Step 1: Apply Sign Convention For concave mirror: \[ f = -12\,cm \] Object placed in front of mirror: \[ u = -8\,cm \]
Step 2: Use Mirror Formula \[ \frac{1}{f} = \frac{1}{v} + \frac{1}{u} \] Substitute values: \[ \frac{1}{-12} = \frac{1}{v} + \frac{1}{-8} \] \[ \frac{1}{-12} = \frac{1}{v} – \frac{1}{8} \]
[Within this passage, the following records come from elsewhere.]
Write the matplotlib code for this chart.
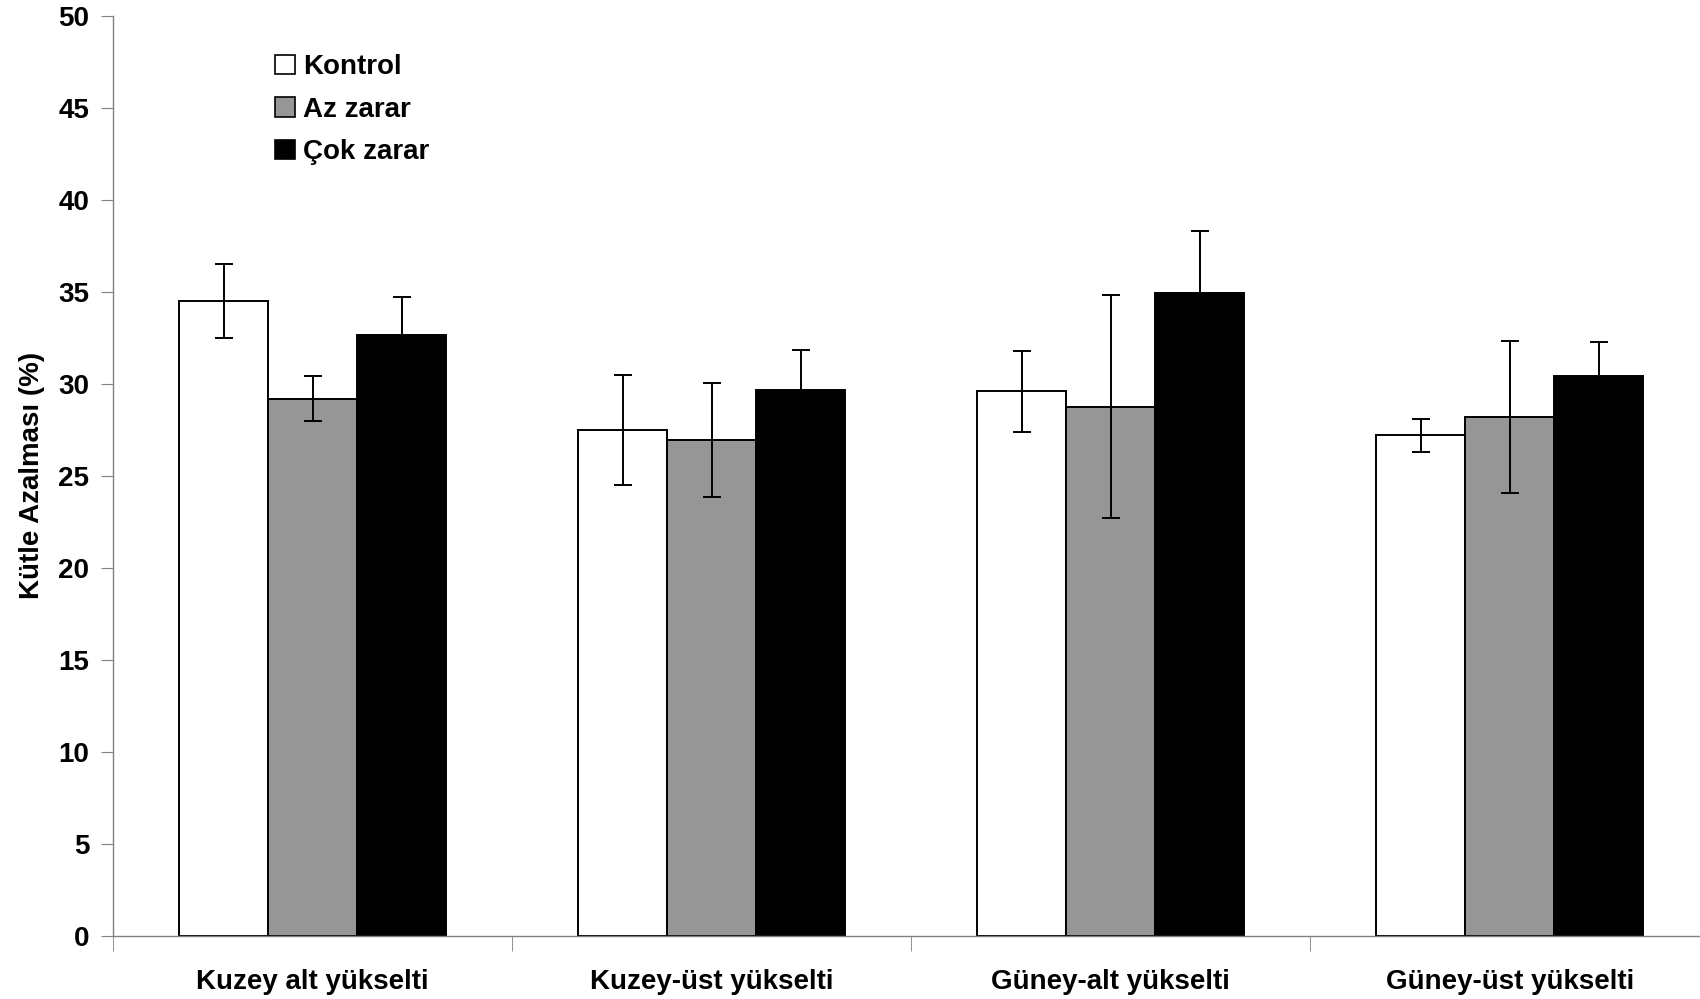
import numpy as np
import matplotlib
matplotlib.use("Agg")
import matplotlib.pyplot as plt
from matplotlib.patches import Patch

plt.rcParams["font.family"] = ["Liberation Sans", "DejaVu Sans"]
plt.rcParams["font.weight"] = "bold"

# mass loss (%) per elevation site and damage class, mean and error
sites = ["Kuzey alt yükselti", "Kuzey-üst yükselti",
         "Güney-alt yükselti", "Güney-üst yükselti"]
groups = ["Kontrol", "Az zarar", "Çok zarar"]
kontrol = [34.5, 27.5, 29.6, 27.2]
kontrol_err = [2.0, 3.0, 2.2, 0.9]
az_zarar = [29.2, 26.95, 28.75, 28.2]
az_zarar_err = [1.2, 3.1, 6.05, 4.15]
cok_zarar = [32.65, 29.65, 34.95, 30.4]
cok_zarar_err = [2.05, 2.2, 3.35, 1.85]

means = [kontrol, az_zarar, cok_zarar]
errs = [kontrol_err, az_zarar_err, cok_zarar_err]
fills = ["white", "#969696", "black"]

fig = plt.figure(figsize=(17, 9.99), dpi=100)
ax = fig.add_axes([0.0665, 0.0631, 0.939, 0.9212])

x = np.arange(len(sites))
w = 0.2228
for i, (m, e, c) in enumerate(zip(means, errs, fills)):
    ax.bar(x + (i - 1) * w, m, w, color=c, edgecolor="black", linewidth=1.4,
           yerr=e, capsize=6.5,
           error_kw=dict(ecolor="black", elinewidth=1.4, capthick=1.4),
           zorder=2)

ax.set_xlim(-0.5, 3.5)
ax.set_ylim(0, 50)
ax.set_yticks(np.arange(0, 51, 5))
ax.set_xticks(x)
ax.set_xticklabels(sites, fontsize=20, fontweight="bold")
# group separators as minor ticks on the category axis
ax.set_xticks(np.arange(-0.5, 3.0, 1.0), minor=True)
ax.tick_params(axis="x", which="major", length=0, pad=24)
ax.tick_params(axis="x", which="minor", length=11, color="#808080",
               direction="out")
ax.tick_params(axis="y", length=9, color="#808080", direction="out",
               labelsize=20, pad=8)
for lab in ax.get_yticklabels():
    lab.set_fontweight("bold")

for side in ("top", "right"):
    ax.spines[side].set_visible(False)
for side in ("left", "bottom"):
    ax.spines[side].set_color("#808080")
    ax.spines[side].set_linewidth(1.0)

ax.set_ylabel("Kütle Azalması (%)", fontsize=20, fontweight="bold",
              labelpad=10)

handles = [Patch(facecolor=c, edgecolor="black", linewidth=1.2) for c in fills]
ax.legend(handles, groups, loc="upper left", frameon=False,
          bbox_to_anchor=(0.1618, 0.946), bbox_transform=fig.transFigure,
          borderaxespad=0, borderpad=0, handlelength=0.7, handleheight=0.7,
          handletextpad=0.3, labelspacing=0.6,
          prop=dict(size=20, weight="bold"))

fig.savefig("out.png", dpi=100)
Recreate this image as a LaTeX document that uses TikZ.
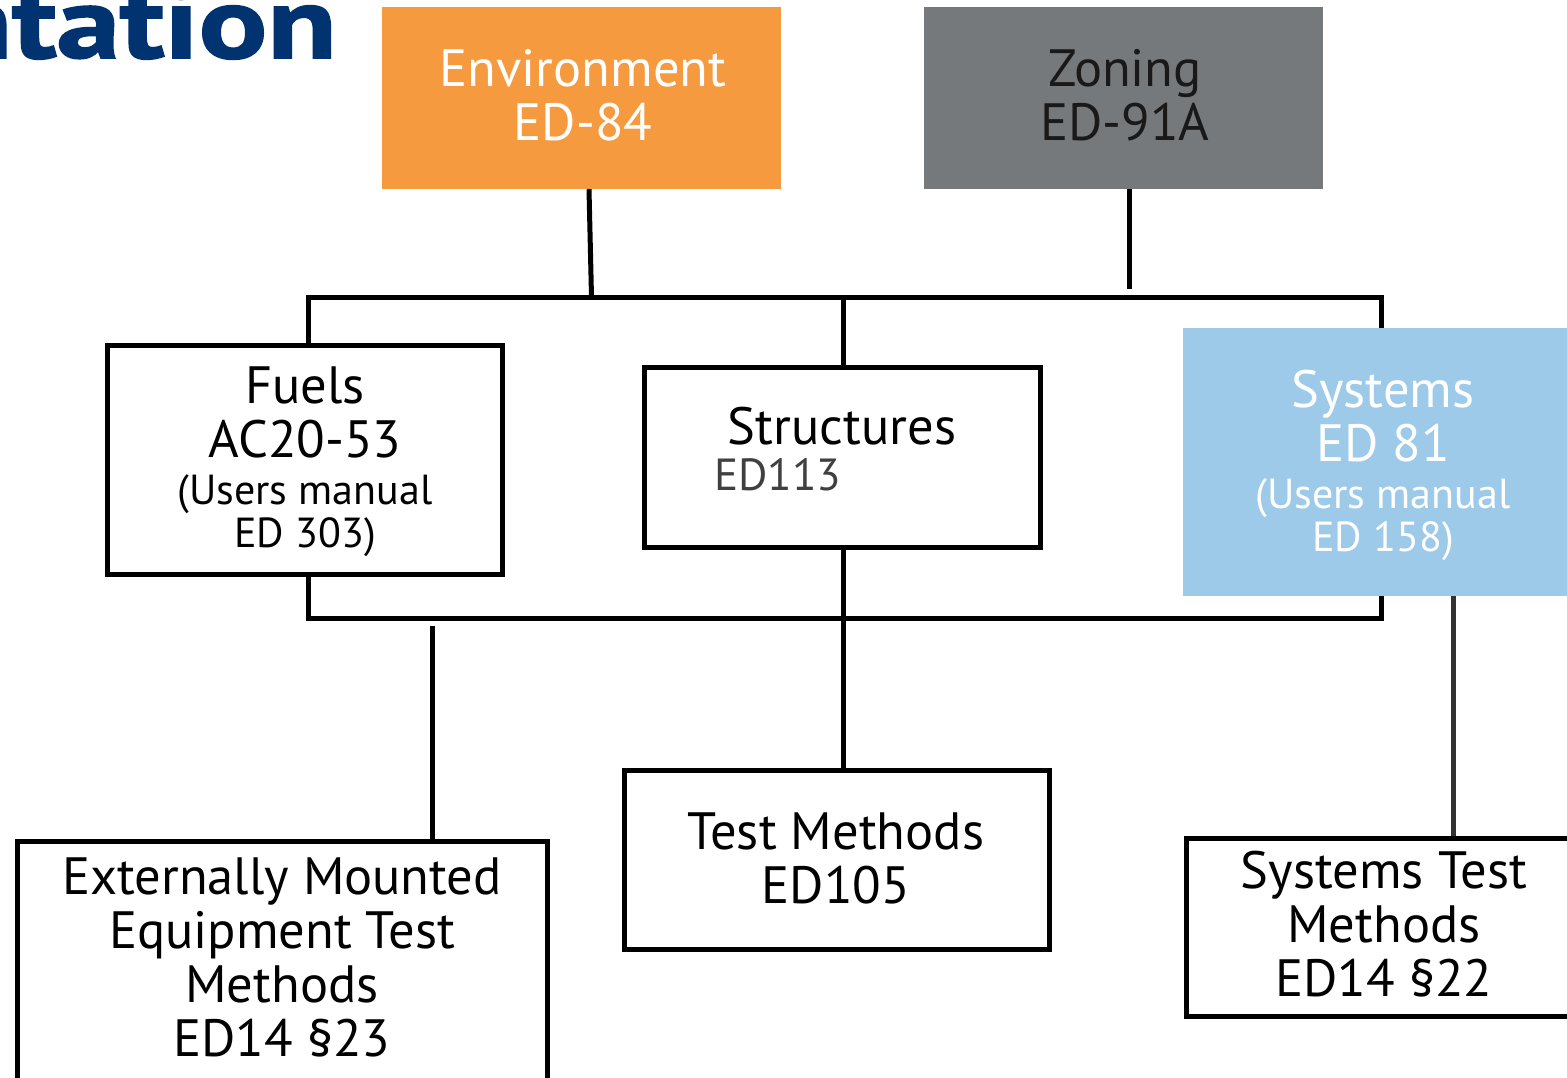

Step 3: Solve for v \[ \frac{1}{v} = \frac{1}{-12} + \frac{1}{8} \] Take LCM = 24 \[ \frac{1}{v} = \frac{-2 + 3}{24} \] \[ \frac{1}{v} = \frac{1}{24} \] \[ v = +24\,cm \]
Step 4: Calculate Magnification \[ m = -\frac{v}{u} \] \[ m = -\frac{24}{-8} \] \[ m = +3 \]
Final Answer:
Image distance: \[ v = +24\,cm \] Magnification: \[ m = +3 \]
Nature of Image:
• Image is virtual (since v is positive).
• Image is erect (since m is positive).
• Image is magnified (three times).